I've used this strategy several times and it's astonishingly rewarding. It's amazing how you can get good results simply by being tenacious. In fact, I got my grantwriting breaks by just continuing to show up at a nonprofit I had worked for in a different capacity and being so helpful and flexible that I was essentially working for free. Then when a job came up, I was the first one they thought of.
Optimism, competence, generosity, friendliness and persistence - those qualities pay off in every way.
Anyway, the offer was from one of the board members at Sunday's meeting. He's a physician who's starting a daycare for developmentally disabled toddlers, and he wanted me to be the Center's Director!!
A proper job with a steady salary, a title, an office and benefits. Helping families and their children. I'm so in with his vision. The way to help people stay out of prison is to invest in children's healthy development.
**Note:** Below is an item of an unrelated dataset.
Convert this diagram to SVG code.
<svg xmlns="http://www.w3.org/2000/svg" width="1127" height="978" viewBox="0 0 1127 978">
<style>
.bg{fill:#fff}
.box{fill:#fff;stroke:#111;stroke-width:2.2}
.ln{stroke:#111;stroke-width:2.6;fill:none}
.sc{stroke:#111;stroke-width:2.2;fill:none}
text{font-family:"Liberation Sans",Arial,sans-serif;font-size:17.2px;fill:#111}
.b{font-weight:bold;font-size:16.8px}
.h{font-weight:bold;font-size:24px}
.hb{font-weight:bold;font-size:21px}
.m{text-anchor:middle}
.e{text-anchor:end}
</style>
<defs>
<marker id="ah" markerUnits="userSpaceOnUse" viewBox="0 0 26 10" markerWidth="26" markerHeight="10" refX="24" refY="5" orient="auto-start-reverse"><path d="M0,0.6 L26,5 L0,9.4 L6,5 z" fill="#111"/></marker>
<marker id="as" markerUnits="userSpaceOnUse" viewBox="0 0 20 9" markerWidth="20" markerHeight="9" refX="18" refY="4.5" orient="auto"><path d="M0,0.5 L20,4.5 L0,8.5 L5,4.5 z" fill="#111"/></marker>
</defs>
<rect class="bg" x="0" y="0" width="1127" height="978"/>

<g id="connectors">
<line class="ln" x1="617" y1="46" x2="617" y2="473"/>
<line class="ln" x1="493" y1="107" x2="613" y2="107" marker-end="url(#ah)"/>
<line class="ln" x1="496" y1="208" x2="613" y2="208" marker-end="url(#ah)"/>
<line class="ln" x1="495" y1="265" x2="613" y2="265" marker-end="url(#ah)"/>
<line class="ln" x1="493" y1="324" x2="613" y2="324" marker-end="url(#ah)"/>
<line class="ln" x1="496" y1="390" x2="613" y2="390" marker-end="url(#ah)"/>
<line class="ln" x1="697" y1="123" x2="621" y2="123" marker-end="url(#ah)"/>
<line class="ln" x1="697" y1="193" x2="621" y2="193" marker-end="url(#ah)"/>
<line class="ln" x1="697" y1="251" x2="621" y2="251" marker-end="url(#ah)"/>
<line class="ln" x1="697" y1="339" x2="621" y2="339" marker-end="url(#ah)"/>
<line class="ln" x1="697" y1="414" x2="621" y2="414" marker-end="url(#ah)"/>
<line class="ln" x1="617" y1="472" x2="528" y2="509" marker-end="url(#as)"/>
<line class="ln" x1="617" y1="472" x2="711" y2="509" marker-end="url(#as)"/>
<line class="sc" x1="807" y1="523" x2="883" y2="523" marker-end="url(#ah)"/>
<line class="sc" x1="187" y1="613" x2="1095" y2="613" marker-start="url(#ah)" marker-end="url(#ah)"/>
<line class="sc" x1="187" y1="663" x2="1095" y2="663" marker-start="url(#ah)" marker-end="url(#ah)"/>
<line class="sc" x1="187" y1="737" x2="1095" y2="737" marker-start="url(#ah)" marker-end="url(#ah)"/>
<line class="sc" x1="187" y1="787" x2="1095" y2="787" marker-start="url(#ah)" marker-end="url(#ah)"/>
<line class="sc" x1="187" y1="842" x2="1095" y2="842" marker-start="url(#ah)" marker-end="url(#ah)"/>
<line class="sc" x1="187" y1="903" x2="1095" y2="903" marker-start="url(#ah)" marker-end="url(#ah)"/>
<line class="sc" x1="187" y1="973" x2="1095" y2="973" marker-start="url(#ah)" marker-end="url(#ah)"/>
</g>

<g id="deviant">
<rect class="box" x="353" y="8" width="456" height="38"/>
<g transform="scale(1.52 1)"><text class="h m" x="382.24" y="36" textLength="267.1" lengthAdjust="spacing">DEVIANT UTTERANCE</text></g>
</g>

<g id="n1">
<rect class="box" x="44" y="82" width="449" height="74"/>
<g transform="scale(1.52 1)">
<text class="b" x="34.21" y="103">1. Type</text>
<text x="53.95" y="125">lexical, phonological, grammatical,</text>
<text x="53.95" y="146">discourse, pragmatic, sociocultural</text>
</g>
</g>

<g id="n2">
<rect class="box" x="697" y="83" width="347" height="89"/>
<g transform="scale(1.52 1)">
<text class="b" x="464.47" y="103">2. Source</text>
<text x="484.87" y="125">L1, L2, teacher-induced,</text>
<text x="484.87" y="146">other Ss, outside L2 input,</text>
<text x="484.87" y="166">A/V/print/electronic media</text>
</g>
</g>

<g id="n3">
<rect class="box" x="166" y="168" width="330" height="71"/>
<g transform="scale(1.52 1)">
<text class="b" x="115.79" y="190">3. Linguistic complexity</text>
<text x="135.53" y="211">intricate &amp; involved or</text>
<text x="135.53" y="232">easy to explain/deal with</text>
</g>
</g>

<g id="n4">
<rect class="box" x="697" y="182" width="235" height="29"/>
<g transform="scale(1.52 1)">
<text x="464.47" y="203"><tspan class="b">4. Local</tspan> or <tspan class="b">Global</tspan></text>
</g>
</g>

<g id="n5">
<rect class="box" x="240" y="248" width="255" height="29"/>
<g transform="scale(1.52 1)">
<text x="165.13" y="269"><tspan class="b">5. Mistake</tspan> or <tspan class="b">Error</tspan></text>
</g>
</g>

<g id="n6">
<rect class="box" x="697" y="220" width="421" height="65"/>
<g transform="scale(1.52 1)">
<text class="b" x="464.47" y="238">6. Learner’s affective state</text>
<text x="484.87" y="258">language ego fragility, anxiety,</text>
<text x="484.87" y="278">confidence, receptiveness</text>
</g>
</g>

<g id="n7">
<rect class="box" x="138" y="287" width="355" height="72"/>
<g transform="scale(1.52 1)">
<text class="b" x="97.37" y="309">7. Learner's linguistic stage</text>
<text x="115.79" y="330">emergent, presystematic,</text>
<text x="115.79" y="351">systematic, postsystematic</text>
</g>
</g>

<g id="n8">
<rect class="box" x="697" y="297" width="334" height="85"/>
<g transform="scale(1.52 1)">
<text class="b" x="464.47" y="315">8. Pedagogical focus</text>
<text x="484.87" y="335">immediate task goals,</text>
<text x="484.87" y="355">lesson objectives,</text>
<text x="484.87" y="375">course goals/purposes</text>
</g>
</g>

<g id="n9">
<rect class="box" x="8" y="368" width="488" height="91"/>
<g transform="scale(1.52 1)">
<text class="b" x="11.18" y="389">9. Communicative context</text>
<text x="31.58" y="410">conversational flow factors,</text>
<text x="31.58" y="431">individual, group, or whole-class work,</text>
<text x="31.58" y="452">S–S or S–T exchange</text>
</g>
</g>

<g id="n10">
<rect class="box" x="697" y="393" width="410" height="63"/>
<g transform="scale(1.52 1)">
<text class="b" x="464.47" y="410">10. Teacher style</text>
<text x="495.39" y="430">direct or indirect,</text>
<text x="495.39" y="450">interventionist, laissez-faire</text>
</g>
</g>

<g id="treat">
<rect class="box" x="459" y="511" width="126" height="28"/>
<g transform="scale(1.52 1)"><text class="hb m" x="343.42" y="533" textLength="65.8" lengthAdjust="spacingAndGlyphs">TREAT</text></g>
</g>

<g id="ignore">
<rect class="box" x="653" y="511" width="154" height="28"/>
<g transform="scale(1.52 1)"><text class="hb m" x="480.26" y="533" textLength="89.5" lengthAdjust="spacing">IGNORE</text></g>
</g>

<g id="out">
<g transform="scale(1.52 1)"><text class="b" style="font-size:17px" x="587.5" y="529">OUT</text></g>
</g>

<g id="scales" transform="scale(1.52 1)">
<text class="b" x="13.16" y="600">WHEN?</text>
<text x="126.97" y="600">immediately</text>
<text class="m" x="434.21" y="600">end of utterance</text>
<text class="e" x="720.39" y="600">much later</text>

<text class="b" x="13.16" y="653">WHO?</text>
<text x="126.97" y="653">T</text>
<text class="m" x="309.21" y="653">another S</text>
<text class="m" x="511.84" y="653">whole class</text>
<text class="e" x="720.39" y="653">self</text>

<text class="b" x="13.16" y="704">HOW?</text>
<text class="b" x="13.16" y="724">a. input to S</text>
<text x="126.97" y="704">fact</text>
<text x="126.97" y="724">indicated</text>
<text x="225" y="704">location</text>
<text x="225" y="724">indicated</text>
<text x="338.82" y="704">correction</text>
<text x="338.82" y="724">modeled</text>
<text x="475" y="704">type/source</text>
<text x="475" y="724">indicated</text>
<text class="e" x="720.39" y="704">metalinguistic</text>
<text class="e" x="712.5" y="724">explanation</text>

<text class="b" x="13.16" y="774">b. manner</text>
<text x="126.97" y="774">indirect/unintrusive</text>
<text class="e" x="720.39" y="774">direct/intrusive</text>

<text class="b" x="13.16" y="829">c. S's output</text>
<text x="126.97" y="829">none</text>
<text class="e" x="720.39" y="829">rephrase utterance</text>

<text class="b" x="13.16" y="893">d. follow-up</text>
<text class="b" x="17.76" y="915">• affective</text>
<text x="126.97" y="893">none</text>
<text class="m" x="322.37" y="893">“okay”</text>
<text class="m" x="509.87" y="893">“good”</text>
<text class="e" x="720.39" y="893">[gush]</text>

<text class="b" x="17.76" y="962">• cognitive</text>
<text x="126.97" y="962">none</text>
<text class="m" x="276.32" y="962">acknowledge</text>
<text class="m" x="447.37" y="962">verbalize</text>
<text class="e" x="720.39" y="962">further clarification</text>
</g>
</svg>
Based on my resume and that meeting, he thought I would be ideal. And in many ways, I would. He doesn't even know that because I've spent the last 3 and 1/2 years tutoring one of my best friends through her early childhood education classes, I've basically done the whole ECE program myself, as far as knowledge goes.
But I already have a proper job, just of a different sort.
It was with real regret that I turned the offer down. Because I had been completely upfront when we met, he accepted my reasons. But he still retained me to do some grant research for him, finding out how to get some city and county funding. And he left open the possibility of working in an administrative capacity only in the future, which might be workable. It would be rewarding to help put together curricula and interventions for children and families in need.
Hmm... see. A whole new career for the next five decades.